In ihrer praktischen Anwendung umfasst die ayurvedische Medizin zwei verschiedene Konzepte der Gesundheitspflege. Das erste stellt die aktive häusliche Vorsorge shamana dar, die sich auf die Harmonisierung der psychosomatischen Funktionen, die Reinigung des Körpers und Stärkung des Immunsystems konzentriert. Diese Therapie lindert die Symptome und beseitigt die Ursachen der Krankheiten in ihrer Anfangsphase, indem sie die Balance der drei biologischen Lebensenergien (doshas) wiederherstellt, das gesunde Funktionieren der sieben Körpergewebe (kamadhatus) gewährleistet, die regelmäßige Ausscheidung von toxischem Abfall (ama) fördert und einen gesunden Stoffwechsel bzw. ein gesundes Verdauungsfeuer (agni) schafft.
Ayurvedisches shamana ist die ideale Therapie für die meisten Berufstätigen, die täglich bestimmten Belastungen und Stress ausgesetzt sind, und kann zuhause angewandt werden. Sie besteht aus sieben Reinigungsmaßnahmen, die den individuellen Bedürfnissen angepasst sind. Dabei werden Kräuteraufgüsse (kvatha) und -pasten (avaleha), gemahlene Kräuter (churna), Tinkturen und Sirup (asava & aristha), Tabletten (guti-vati), Öle (taila), Balsam (guggul) und Salben (lepa) eingesetzt:
1. Anregung des Verdauungsfeuers (deepana)
2. Reinigung und Entgiftung (pachana)
3. Fasten (kshuda)
4. Regulierung der Körpersäfte (trisha)
5. Körperliche Aktivität, Übungen und Yoga (vyayama)
6. Hitze und Sonnentherapie (atapa)
7. Frischlufttherapie und Atemübungen (marut)
Das zweite Konzept der ayurvedischen Gesundheitspflege nennt sich shodana. Es stellt den strengeren Reinigungs- und Entgiftungsprozess dar, bekannt als Panchakarma, der unter klinischer Überwachung eines ausgebildeten ayurvedischen Arztes durchgeführt wird.
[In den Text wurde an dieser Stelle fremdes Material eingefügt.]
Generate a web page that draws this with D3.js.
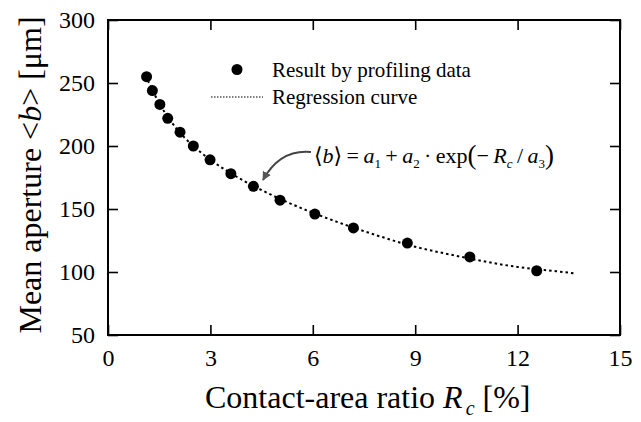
<!doctype html>
<html lang="en">
<head>
  <meta charset="utf-8">
  <title>Mean aperture vs contact-area ratio</title>
  <style>
    body { margin: 0; background: #fff; }
    svg text { font-family: 'Liberation Serif', 'Tinos', 'DejaVu Serif', serif; fill: #000; }
  </style>
</head>
<body>
  <script src="https://cdn.jsdelivr.net/npm/d3@7"></script>
  <script>
    // profiling data
    var rcValues = [1.13, 1.30, 1.52, 1.75, 2.11, 2.50, 2.99, 3.60, 4.26, 5.04, 6.06, 7.19, 8.77, 10.6, 12.56]
    var apertureValues = [255, 244, 233, 222, 211, 200, 189, 178, 168, 157, 146, 135, 123, 112, 101]

    // regression curve
    var curveRc = [1.1, 1.5, 2, 2.5, 3, 3.5, 4, 4.5, 5, 6, 7, 8, 9, 10, 11, 12, 13, 13.65]
    var curveB = [256, 234, 214, 200, 189, 180, 172, 165, 158.5, 147, 137, 128, 120, 114, 108.5, 104, 101, 99]

    var xTicks = [0, 3, 6, 9, 12, 15]
    var yTicks = [50, 100, 150, 200, 250, 300]

    var serif = "'Liberation Serif', 'Tinos', 'DejaVu Serif', serif"

    var margin = { left: 108, right: 21, top: 20, bottom: 87 }
    var W = 641, H = 422
    var width = W - margin.left - margin.right
    var height = H - margin.top - margin.bottom

    var svg = d3.select('body').append('svg')
      .attr('width', W)
      .attr('height', H)

    var g = svg.append('g')
      .attr('transform', 'translate(' + margin.left + ',' + margin.top + ')')

    var x = d3.scaleLinear().domain([0, 15]).range([0, width])
    var y = d3.scaleLinear().domain([50, 300]).range([height, 0])

    var tickLen = 10

    // axes, ticks pointing inward on all sides
    var xAxis = d3.axisBottom(x).tickValues(xTicks).tickSizeInner(-tickLen).tickSizeOuter(0).tickPadding(14)
    var yAxis = d3.axisLeft(y).tickValues(yTicks).tickSizeInner(-tickLen).tickSizeOuter(0).tickPadding(13)
    var xTop = d3.axisTop(x).tickValues(xTicks).tickSizeInner(-tickLen).tickSizeOuter(0).tickFormat('')
    var yRight = d3.axisRight(y).tickValues(yTicks).tickSizeInner(-tickLen).tickSizeOuter(0).tickFormat('')

    g.append('g').attr('class', 'x axis')
      .attr('transform', 'translate(0,' + height + ')')
      .call(xAxis)
    g.append('g').attr('class', 'y axis').call(yAxis)
    g.append('g').attr('class', 'axis').call(xTop)
    g.append('g').attr('class', 'axis')
      .attr('transform', 'translate(' + width + ',0)')
      .call(yRight)

    g.selectAll('.axis').attr('font-family', serif).attr('font-size', 24)
    g.selectAll('.axis path').remove()
    g.selectAll('.axis line').attr('stroke', '#000').attr('stroke-width', 1.6)
    g.selectAll('.axis text').attr('fill', '#000')

    // frame
    g.append('rect')
      .attr('width', width)
      .attr('height', height)
      .attr('fill', 'none')
      .attr('stroke', '#000')
      .attr('stroke-width', 2)

    // regression curve
    var line = d3.line()
      .x(function(d) { return x(d[0]) })
      .y(function(d) { return y(d[1]) })
      .curve(d3.curveMonotoneX)

    g.append('path')
      .datum(d3.zip(curveRc, curveB))
      .attr('d', line)
      .attr('fill', 'none')
      .attr('stroke', '#000')
      .attr('stroke-width', 2)
      .attr('stroke-dasharray', '2.5 3')

    // data points
    g.selectAll('.mark')
      .data(d3.zip(rcValues, apertureValues))
      .enter().append('circle')
      .attr('class', 'mark')
      .attr('cx', function(d) { return x(d[0]) })
      .attr('cy', function(d) { return y(d[1]) })
      .attr('r', 5.5)
      .attr('fill', '#000')

    // legend
    svg.append('circle').attr('cx', 237).attr('cy', 69.5).attr('r', 5.5).attr('fill', '#000')
    svg.append('text').attr('x', 272).attr('y', 77).attr('font-size', 21).text('Result by profiling data')
    svg.append('line')
      .attr('x1', 211).attr('x2', 263).attr('y1', 97).attr('y2', 97)
      .attr('stroke', '#000').attr('stroke-width', 1.2).attr('stroke-dasharray', '1.5 1.5')
    svg.append('text').attr('x', 272).attr('y', 104).attr('font-size', 21).text('Regression curve')

    // equation
    var eq = svg.append('text').attr('x', 314).attr('y', 163).attr('font-size', 22)
    eq.append('tspan').text('\u27E8')
    eq.append('tspan').style('font-style', 'italic').text('b')
    eq.append('tspan').text('\u27E9\u2009=\u2009')
    eq.append('tspan').style('font-style', 'italic').text('a')
    eq.append('tspan').attr('dy', 5).attr('font-size', 13).text('1')
    eq.append('tspan').attr('dy', -5).text('\u2009+\u2009')
    eq.append('tspan').style('font-style', 'italic').text('a')
    eq.append('tspan').attr('dy', 5).attr('font-size', 13).text('2')
    eq.append('tspan').attr('dy', -5).text('\u2009\u00B7\u2009exp')
    eq.append('tspan').attr('font-size', 27).attr('dy', 1).text('(')
    eq.append('tspan').attr('dy', -1).text('\u2212\u2009')
    eq.append('tspan').style('font-style', 'italic').text('R')
    eq.append('tspan').attr('dy', 5).attr('font-size', 13).style('font-style', 'italic').text('c')
    eq.append('tspan').attr('dy', -5).text('\u2009/\u2009')
    eq.append('tspan').style('font-style', 'italic').text('a')
    eq.append('tspan').attr('dy', 5).attr('font-size', 13).text('3')
    eq.append('tspan').attr('dy', -4).attr('font-size', 27).text(')')

    // arrow to the curve
    svg.append('defs').append('marker')
      .attr('id', 'head')
      .attr('viewBox', '0 0 10 10')
      .attr('refX', 9).attr('refY', 5)
      .attr('markerWidth', 4.5).attr('markerHeight', 4.5)
      .attr('orient', 'auto')
      .append('path').attr('d', 'M0,0L10,5L0,10z').attr('fill', '#555')
    svg.append('path')
      .attr('d', 'M311,152 Q280,149 263,180')
      .attr('fill', 'none')
      .attr('stroke', '#444')
      .attr('stroke-width', 2)
      .attr('marker-end', 'url(#head)')

    // axis titles
    var xl = svg.append('text')
      .attr('x', 205)
      .attr('y', 408)
      .attr('font-size', 32)
    xl.append('tspan').text('Contact-area ratio ')
    xl.append('tspan').style('font-style', 'italic').text('R')
    xl.append('tspan').attr('dx', 3).attr('dy', 7).attr('font-size', 20).style('font-style', 'italic').text('c')
    xl.append('tspan').attr('dy', -7).text(' [%]')

    var yl = svg.append('text')
      .attr('transform', 'translate(41,175) rotate(-90)')
      .attr('text-anchor', 'middle')
      .attr('font-size', 32)
    yl.append('tspan').text('Mean aperture <')
    yl.append('tspan').style('font-style', 'italic').text('b')
    yl.append('tspan').text('> [\u03BCm]')
  </script>
</body>
</html>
Der Hauptunterschied zwischen den beiden Konzepten liegt in der Art, wie das Ungleichgewicht der Doshas behandelt wird. Shamana bringt die gestörten Doshas in ihren natürlichen Grundzustand zurück, während shodana die gestörten Doshas aus dem Körper entfernt.
Die Reinigung shodana ist eine Therapie, die im Falle von fortgeschrittenen, lang anhaltenden und chronischen Zuständen die krankheitsauslösenden Doshas entfernt. Sie ist mit einer gründlichen Reinigung und allgemeinen Entgiftung des Körpers verbunden. Solch eine tiefgehende Therapie beseitigt die gestörten Doshas und angesammelte Gifte aus den Geweben (dhatus) und Transportkanälen des Körpers (srotamis). So entfernt die Therapie zudem die Keime, die zu einem weiteren Fortschreiten verschiedener Krankheiten führen. Diese aus fünf Teilen bestehende Reinigungsmethode heißt Panchakarma: die fünf reinigenden Handlungen, die den körperlichen und geistigen Zustand verbessern:
1. Erbrechen (vamana) reduziert das Kapha Dosha im Falle von chronischen Erkrankungen der oberen und tiefer liegenden Atemwege, Husten, Asthma, Grippe, Schnupfen, Bronchitis und Schleim im Magen.
2. Der Einsatz von Abführmitteln (virechana) beseitigt überschüssiges Pitta Dosha im Falle von Magenübersäuerung, bei beginnenden Magen- und Zwölffingerdarmgeschwüren, Unverträglichkeiten im Verdauungstrakt, Gelbsucht, Hautirritationen und -ausschlägen.
3. Darmspülungen (vasthi) werden zur Beruhigung von Vata verwendet im Falle von Störungen des Nervensystems, bei Lähmungserscheinungen, Kinderlähmung, Multipler Sklerose, Nervenentzündung, Ischias, Rückenschmerzen, Verstopfung, Nierensteinen, Arthritis oder Rheuma.
4. Die Nasenreinigung (nasya) mit Kräuterölen lindert Beschwerden der Nasen- und Stirnhöhlen, Kopfschmerzen, Migräne, Augenprobleme und Ohrenschmerzen.
5. Der Aderlass (raktamoksha) leitet überschüssiges Pitta Dosha aus und ist gut für die Blutreinigung bei vergrößerter Leber und Milz, Hautirritationen, Ausschlägen, Akne und Furunkeln.